** start of Provided data **

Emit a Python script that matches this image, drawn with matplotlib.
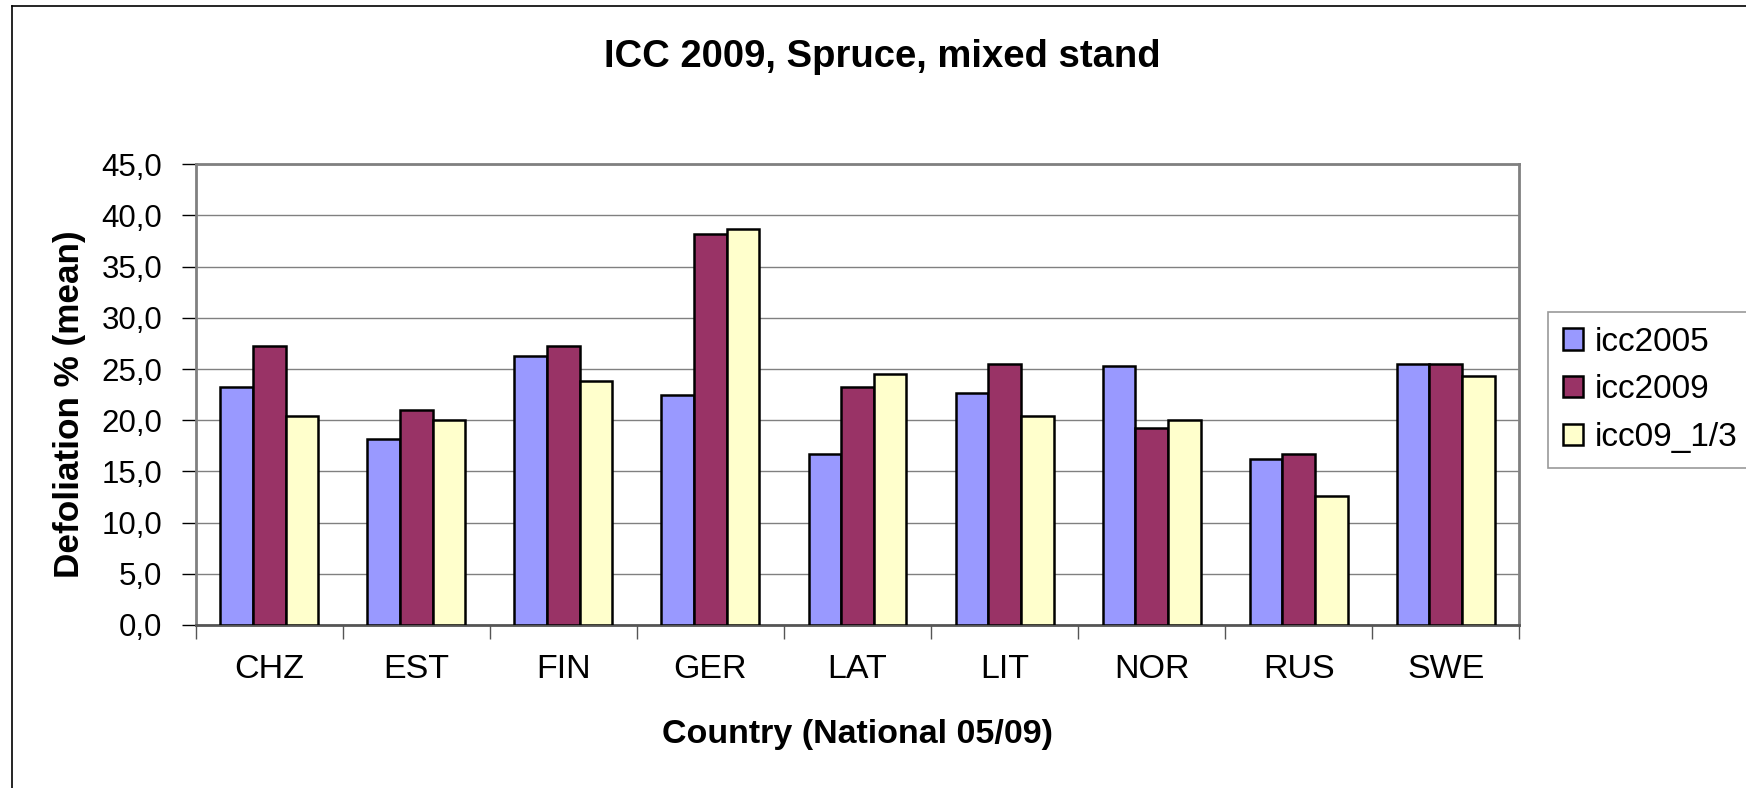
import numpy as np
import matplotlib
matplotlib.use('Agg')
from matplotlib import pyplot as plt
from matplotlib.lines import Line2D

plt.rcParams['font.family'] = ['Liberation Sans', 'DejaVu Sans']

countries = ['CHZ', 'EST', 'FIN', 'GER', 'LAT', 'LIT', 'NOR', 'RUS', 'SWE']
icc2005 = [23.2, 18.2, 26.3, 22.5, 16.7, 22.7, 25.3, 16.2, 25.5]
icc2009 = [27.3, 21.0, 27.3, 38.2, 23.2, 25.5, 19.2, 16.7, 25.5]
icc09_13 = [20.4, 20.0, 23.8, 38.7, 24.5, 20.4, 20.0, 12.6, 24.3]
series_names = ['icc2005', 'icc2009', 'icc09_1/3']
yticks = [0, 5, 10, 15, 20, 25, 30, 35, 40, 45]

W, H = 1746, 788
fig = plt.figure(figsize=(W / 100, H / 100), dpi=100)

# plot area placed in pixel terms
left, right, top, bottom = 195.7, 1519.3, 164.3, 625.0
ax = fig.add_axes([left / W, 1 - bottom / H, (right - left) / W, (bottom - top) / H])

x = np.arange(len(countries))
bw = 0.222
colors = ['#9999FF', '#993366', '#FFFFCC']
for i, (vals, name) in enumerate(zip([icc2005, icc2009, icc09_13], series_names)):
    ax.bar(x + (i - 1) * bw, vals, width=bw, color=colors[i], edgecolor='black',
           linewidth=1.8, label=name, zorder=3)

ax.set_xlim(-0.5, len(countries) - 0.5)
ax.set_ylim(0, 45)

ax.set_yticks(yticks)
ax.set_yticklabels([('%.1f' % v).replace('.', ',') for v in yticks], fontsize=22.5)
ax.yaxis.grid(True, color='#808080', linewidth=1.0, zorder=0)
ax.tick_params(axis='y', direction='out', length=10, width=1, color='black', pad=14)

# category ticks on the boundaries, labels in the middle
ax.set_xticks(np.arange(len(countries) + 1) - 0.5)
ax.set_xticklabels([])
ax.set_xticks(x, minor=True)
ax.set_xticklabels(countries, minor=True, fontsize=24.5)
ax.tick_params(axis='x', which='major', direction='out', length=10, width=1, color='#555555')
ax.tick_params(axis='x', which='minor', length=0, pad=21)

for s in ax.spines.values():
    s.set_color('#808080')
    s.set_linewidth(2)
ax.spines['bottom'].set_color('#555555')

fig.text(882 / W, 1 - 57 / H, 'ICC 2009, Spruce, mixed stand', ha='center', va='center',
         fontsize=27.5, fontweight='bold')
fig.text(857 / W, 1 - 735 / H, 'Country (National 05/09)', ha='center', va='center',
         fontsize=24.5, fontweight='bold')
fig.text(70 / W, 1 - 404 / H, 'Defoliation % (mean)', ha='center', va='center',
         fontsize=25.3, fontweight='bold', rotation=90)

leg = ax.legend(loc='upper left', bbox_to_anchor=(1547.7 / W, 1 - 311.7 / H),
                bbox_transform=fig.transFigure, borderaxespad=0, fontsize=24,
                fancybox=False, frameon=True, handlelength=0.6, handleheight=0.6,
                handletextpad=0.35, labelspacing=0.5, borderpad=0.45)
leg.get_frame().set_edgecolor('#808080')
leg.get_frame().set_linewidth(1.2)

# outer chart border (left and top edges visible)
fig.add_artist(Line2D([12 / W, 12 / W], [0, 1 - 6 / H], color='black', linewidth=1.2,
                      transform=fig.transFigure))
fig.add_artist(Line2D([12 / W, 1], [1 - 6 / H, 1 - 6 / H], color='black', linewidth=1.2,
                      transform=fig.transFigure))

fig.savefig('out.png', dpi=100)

** end of Provided data **

Exercise aim
Pictures are excluded; output everything else in the data verbatim.

Output of the task
Emit a Python script that matches this image, drawn with matplotlib.
import numpy as np
import matplotlib
matplotlib.use('Agg')
from matplotlib import pyplot as plt
from matplotlib.lines import Line2D

plt.rcParams['font.family'] = ['Liberation Sans', 'DejaVu Sans']

countries = ['CHZ', 'EST', 'FIN', 'GER', 'LAT', 'LIT', 'NOR', 'RUS', 'SWE']
icc2005 = [23.2, 18.2, 26.3, 22.5, 16.7, 22.7, 25.3, 16.2, 25.5]
icc2009 = [27.3, 21.0, 27.3, 38.2, 23.2, 25.5, 19.2, 16.7, 25.5]
icc09_13 = [20.4, 20.0, 23.8, 38.7, 24.5, 20.4, 20.0, 12.6, 24.3]
series_names = ['icc2005', 'icc2009', 'icc09_1/3']
yticks = [0, 5, 10, 15, 20, 25, 30, 35, 40, 45]

W, H = 1746, 788
fig = plt.figure(figsize=(W / 100, H / 100), dpi=100)

# plot area placed in pixel terms
left, right, top, bottom = 195.7, 1519.3, 164.3, 625.0
ax = fig.add_axes([left / W, 1 - bottom / H, (right - left) / W, (bottom - top) / H])

x = np.arange(len(countries))
bw = 0.222
colors = ['#9999FF', '#993366', '#FFFFCC']
for i, (vals, name) in enumerate(zip([icc2005, icc2009, icc09_13], series_names)):
    ax.bar(x + (i - 1) * bw, vals, width=bw, color=colors[i], edgecolor='black',
           linewidth=1.8, label=name, zorder=3)

ax.set_xlim(-0.5, len(countries) - 0.5)
ax.set_ylim(0, 45)

ax.set_yticks(yticks)
ax.set_yticklabels([('%.1f' % v).replace('.', ',') for v in yticks], fontsize=22.5)
ax.yaxis.grid(True, color='#808080', linewidth=1.0, zorder=0)
ax.tick_params(axis='y', direction='out', length=10, width=1, color='black', pad=14)

# category ticks on the boundaries, labels in the middle
ax.set_xticks(np.arange(len(countries) + 1) - 0.5)
ax.set_xticklabels([])
ax.set_xticks(x, minor=True)
ax.set_xticklabels(countries, minor=True, fontsize=24.5)
ax.tick_params(axis='x', which='major', direction='out', length=10, width=1, color='#555555')
ax.tick_params(axis='x', which='minor', length=0, pad=21)

for s in ax.spines.values():
    s.set_color('#808080')
    s.set_linewidth(2)
ax.spines['bottom'].set_color('#555555')

fig.text(882 / W, 1 - 57 / H, 'ICC 2009, Spruce, mixed stand', ha='center', va='center',
         fontsize=27.5, fontweight='bold')
fig.text(857 / W, 1 - 735 / H, 'Country (National 05/09)', ha='center', va='center',
         fontsize=24.5, fontweight='bold')
fig.text(70 / W, 1 - 404 / H, 'Defoliation % (mean)', ha='center', va='center',
         fontsize=25.3, fontweight='bold', rotation=90)

leg = ax.legend(loc='upper left', bbox_to_anchor=(1547.7 / W, 1 - 311.7 / H),
                bbox_transform=fig.transFigure, borderaxespad=0, fontsize=24,
                fancybox=False, frameon=True, handlelength=0.6, handleheight=0.6,
                handletextpad=0.35, labelspacing=0.5, borderpad=0.45)
leg.get_frame().set_edgecolor('#808080')
leg.get_frame().set_linewidth(1.2)

# outer chart border (left and top edges visible)
fig.add_artist(Line2D([12 / W, 12 / W], [0, 1 - 6 / H], color='black', linewidth=1.2,
                      transform=fig.transFigure))
fig.add_artist(Line2D([12 / W, 1], [1 - 6 / H, 1 - 6 / H], color='black', linewidth=1.2,
                      transform=fig.transFigure))

fig.savefig('out.png', dpi=100)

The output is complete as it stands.